Balanchine’s aesthetic geography
“Jewels” may have been plotless, but it is not difficult to discern some underlying themes and situations. “Emeralds” seems to take place in an enchanted forest filled with nymphs and the echoes of hunting horns. One ballerina dips her hands into an invisible spring; another plays a private game of hopscotch. Two lovers walk, reverently, side by side. In the epilogue, which was added in 1976, a trio of men advances slowly toward an unknown destiny, like knights in a chivalric romance.
In dramatic contrast, “Rubies” appears to take place in an exciting setting that combines the sex appeal of an art-deco jazz club and the high spirits of the racetrack. Frisky cigarette girls in short skirts ply their wares; an Amazonian femme fatale towers over four men who circle around her like moths drawn to a bright light. A young couple frolics and does the tango. An impish young man — originally, Edward Villella — leads a group of charming hooligans on a race around the stage. “It was like Balanchine had tapped into my memory,” Villella wrote in his memoir, referring to his childhood in Queens; “there was always a leader of the pack in those days, always a chain of kids behind him.”

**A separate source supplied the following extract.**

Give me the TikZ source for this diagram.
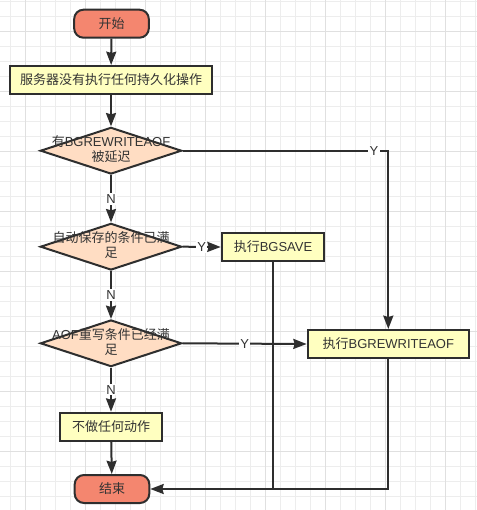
\documentclass[tikz,border=0pt]{standalone}
\usepackage{fontspec}
\setmainfont{Liberation Sans}
\newfontfamily\cjk{Noto Sans CJK SC}
\usepackage{tikz}
\usepackage{xcolor}
\usetikzlibrary{shapes.geometric, arrows.meta, positioning, calc}

\definecolor{linegray}{HTML}{2E2E2E}
\definecolor{textgray}{HTML}{333333}
\definecolor{termfill}{HTML}{F4866F}
\definecolor{boxfill}{HTML}{FFFFC0}
\definecolor{decfill}{HTML}{FFDDC3}
\newcommand{\lat}[1]{{\normalfont #1}}

\begin{document}
\begin{tikzpicture}[x=0.75pt, y=-0.75pt,
    every node/.style={text=textgray, font=\fontsize{9.75}{11.25}\selectfont\cjk},
    term/.style={draw=linegray, line width=1.5pt, fill=termfill, rounded corners=7pt,
        minimum width=56pt, minimum height=21pt},
    proc/.style={draw=linegray, line width=1.5pt, fill=boxfill, minimum height=21pt},
    decision/.style={diamond, draw=linegray, line width=1.5pt, fill=decfill,
        minimum width=106pt, minimum height=35pt, inner sep=0pt},
    dtext/.style={align=center, inner sep=0pt},
    yn/.style={fill=white, inner sep=1pt, font=\fontsize{9.75}{11}\selectfont},
    flow/.style={draw=linegray, line width=1.5pt},
    >={Stealth[length=10pt, width=7.5pt, inset=1pt]},
    gridline/.style={draw=black!7, line width=0.6pt},
    gridmajor/.style={draw=black!12, line width=0.6pt}]
\useasboundingbox[fill=white] (0,0) rectangle (477,510);

% background grid
\foreach \k in {0,...,31}
    \draw[gridline] ({10.7+15*\k},0) -- ({10.7+15*\k},510);
\foreach \k in {0,...,33}
    \draw[gridline] (0,{1+15*\k}) -- (477,{1+15*\k});
\foreach \k in {0,...,7}
    \draw[gridmajor] ({25.7+60*\k},0) -- ({25.7+60*\k},510);
\foreach \k in {0,...,7}
    \draw[gridmajor] (0,{31+60*\k}) -- (477,{31+60*\k});

% main column
\node[term] (start) at (111.5,23.7) {开始};
\node[proc, minimum width=152pt] (idle) at (111,80) {服务器没有执行任何持久化操作};
\node[decision] (d1) at (111,150.7) {};
\node[dtext] (d1t) at (111,149.5) {有\lat{BGREWRITEAOF}\\被延迟};
\node[decision] (d2) at (111,246.7) {};
\node[dtext] (d2t) at (111,245.5) {自动保存的条件已满\\足};
\node[decision] (d3) at (111,343.3) {};
\node[dtext] (d3t) at (111,342) {\lat{AOF}重写条件已经满\\足};
\node[proc, minimum width=77pt] (noop) at (111,426.7) {不做任何动作};
\node[term] (stop) at (112,489) {结束};

% actions
\node[proc, minimum width=77pt] (bgsave) at (273,247) {执行\lat{BGSAVE}};
\node[proc, minimum width=121pt] (rewrite) at (388.3,344) {执行\lat{BGREWRITEAOF}};

% connectors
\draw[flow, ->] (start) -- (idle);
\draw[flow, ->] (idle) -- (d1);
\draw[flow, ->] (d1) -- node[yn]{N} (d2);
\draw[flow, ->] (d1.east) -- node[yn, pos=0.93]{Y} (d1.east -| rewrite.north) -- (rewrite.north);
\draw[flow, ->] (d2.east) -- node[yn]{Y} (bgsave.west);
\draw[flow, ->] (d2) -- node[yn]{N} (d3);
\draw[flow, ->] (d3.east) -- node[yn]{Y} (rewrite.west);
\draw[flow, ->] (d3) -- node[yn]{N} (noop);
\draw[flow, ->] (noop) -- (stop);
\draw[flow] (bgsave.south) -- (bgsave.south |- stop.east);
\draw[flow, ->] (rewrite.south) -- (rewrite.south |- stop.east) -- (stop.east);
\end{tikzpicture}
\end{document}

After this mad romp, the melancholy grandeur of “Diamonds” becomes all the more stirring. The ballet opens with a lilting, leisurely waltz and ends with a magnificent finale in which the stage is flooded with glistening lines of spinning, kicking, parading dancers. (Lincoln Kirstein described this finale as “one of the prime examples of Balanchine’s applause machine.”) And in the middle, an extraordinary pas de deux. The ballerina is an enigma: remote but gentle, majestic and yet vulnerable. The role was created for Suzanne Farrell, a dancer who possessed all these qualities. She is pulled between two poles: On the one hand, the blind devotion of her noble cavalier; on the other, an unseen force that calls out to her from beyond the edges of the stage.
The audience was treated to a full performance of “Rubies” on Sunday, opening night of the festival. Excerpts from all three sections of “Jewels” will be on display as part of the UpClose: Jewels program tonight, when dancers from four companies — New York City Ballet, American Ballet Theatre, Pacific Northwest Ballet and Pennsylvania Ballet — will explore facets of this groundbreaking ballet. If one looks very closely, one will begin to make out certain threads that run through the three seemingly unrelated parts: an Orphic belief in the unattainability of women, but also a walking theme, treated differently in each ballet. Most of all, though, “Jewels” is a kind of map of Balanchine’s aesthetic geography: his Paris in “Emeralds,” his New York in “Rubies” and his St. Petersburg in “Diamonds.”